Christopher Columbraj back in the day was a fool. The earth is round? ... ROUND?? What can I say? People we're simps way back when. Foolishness comes from society's lack of being smart. Because Columbus didn't have his crap together so he can prove his superior thoughts about world shapes... he looked like an chode! AND WHO'S LAUGHING NOW, right?? Well not Columbus... cause he's dead... like really freakin dead. BUT pretty sure we're allowed to laugh for him, I mean I wouldn't care if I was in current situation. Pile of dusty bones.

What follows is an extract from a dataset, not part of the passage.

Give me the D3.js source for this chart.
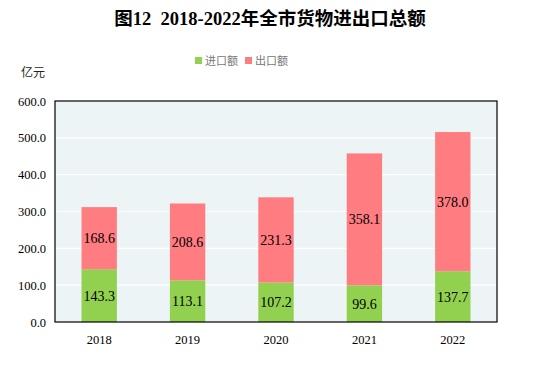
<!DOCTYPE html>
<html><head><meta charset="utf-8">
<script src="https://cdn.jsdelivr.net/npm/d3@7"></script>
<style>body{margin:0;background:#fff}</style>
</head><body>
<script>
const years = ["2018","2019","2020","2021","2022"];
const importVals = [143.3,113.1,107.2,99.6,137.7];
const exportVals = [168.6,208.6,231.3,358.1,378.0];
const yTicks = [0,100,200,300,400,500,600];
const seriesNames = ["进口额","出口额"];
const colors = ["#92D050","#FF7C80"];

const W=541,H=365;
const svg=d3.select("body").append("svg").attr("width",W).attr("height",H);
const m={l:55,r:44,t:101,b:43};
const x=d3.scaleBand().domain(years).range([m.l,W-m.r]).paddingInner(0.6).paddingOuter(0.3);
const y=d3.scaleLinear().domain([0,600]).range([H-m.b,m.t]);
const serif='"Liberation Serif","Times New Roman",serif';

svg.append("rect").attr("x",m.l).attr("y",m.t).attr("width",W-m.r-m.l).attr("height",y(0)-m.t).attr("fill","#EDF4F6");
svg.append("g").selectAll("line").data(yTicks.slice(1,-1)).join("line")
  .attr("x1",m.l).attr("x2",W-m.r).attr("y1",d=>y(d)).attr("y2",d=>y(d)).attr("stroke","#fff").attr("stroke-width",1.2);

const stack=years.map((yr,i)=>({yr,imp:importVals[i],exp:exportVals[i]}));
const g=svg.append("g");
g.selectAll(".imp").data(stack).join("rect").attr("x",d=>x(d.yr)).attr("width",x.bandwidth())
 .attr("y",d=>y(d.imp)).attr("height",d=>y(0)-y(d.imp)).attr("fill",colors[0]);
g.selectAll(".exp").data(stack).join("rect").attr("x",d=>x(d.yr)).attr("width",x.bandwidth())
 .attr("y",d=>y(d.imp+d.exp)).attr("height",d=>y(d.imp)-y(d.imp+d.exp)).attr("fill",colors[1]);
g.selectAll(".ti").data(stack).join("text").attr("x",d=>x(d.yr)+x.bandwidth()/2).attr("y",d=>y(d.imp/2)+5)
 .attr("text-anchor","middle").attr("font-family",serif).attr("font-size",14).text(d=>d.imp.toFixed(1));
g.selectAll(".te").data(stack).join("text").attr("x",d=>x(d.yr)+x.bandwidth()/2).attr("y",d=>y(d.imp+d.exp/2)+5)
 .attr("text-anchor","middle").attr("font-family",serif).attr("font-size",14).text(d=>d.exp.toFixed(1));

svg.append("rect").attr("x",m.l).attr("y",m.t).attr("width",W-m.r-m.l).attr("height",y(0)-m.t)
 .attr("fill","none").attr("stroke","#000").attr("stroke-width",1.2);

const ya=svg.append("g").attr("transform",`translate(${m.l},0)`).call(d3.axisLeft(y).tickValues(yTicks).tickSize(0).tickPadding(9).tickFormat(d=>d.toFixed(1)));
ya.select(".domain").remove();
ya.selectAll("text").attr("font-family",serif).attr("font-size",12.5).attr("fill","#000");
const xa=svg.append("g").attr("transform",`translate(0,${y(0)})`).call(d3.axisBottom(x).tickSize(0).tickPadding(13));
xa.select(".domain").remove();
xa.selectAll("text").attr("font-family",serif).attr("font-size",12.5).attr("fill","#000");

svg.append("text").attr("x",270).attr("y",25).attr("text-anchor","middle").attr("font-family",'"Liberation Serif","Noto Sans CJK SC",serif')
 .attr("font-weight","bold").attr("font-size",18.5).style("white-space","pre").text("图12  2018-2022年全市货物进出口总额");
svg.append("text").attr("x",33).attr("y",77).attr("text-anchor","middle").attr("font-family",'"Noto Sans CJK SC",sans-serif').attr("font-size",12).attr("fill","#222").text("亿元");

const lg=svg.append("g");
const lx=[195,245];
seriesNames.forEach((n,i)=>{
  lg.append("rect").attr("x",lx[i]).attr("y",57).attr("width",7).attr("height",7).attr("fill",colors[i]);
  lg.append("text").attr("x",lx[i]+10).attr("y",64.5).attr("font-family",'"Noto Sans CJK SC",sans-serif').attr("font-size",11).attr("fill","#777").text(n);
});
</script>
</body></html>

No one understood the master of the seas. But did that make him any less masterful? So what about us... the Masters of Manliness... we may not be understood for how manly we and our muscles are... BUT THAT DOESN'T MAKE US ANY LESS MANLIER. BECAUSE WE'RE MEN... who don't need to wash our hands. You know, because of our huge muscles. Which stop germs. Because of how deep they are.
So next time you watch your manager walk out of the bathroom and shake your hand with those dirty, germ infested bathroom hands, you be thankful that us men are strong enough to do that. We aren't afraid of a little sickness, we're not even afraid of a lot of sickness.
Man Muscles... A necessary accessory... A necessory... in fighting germs.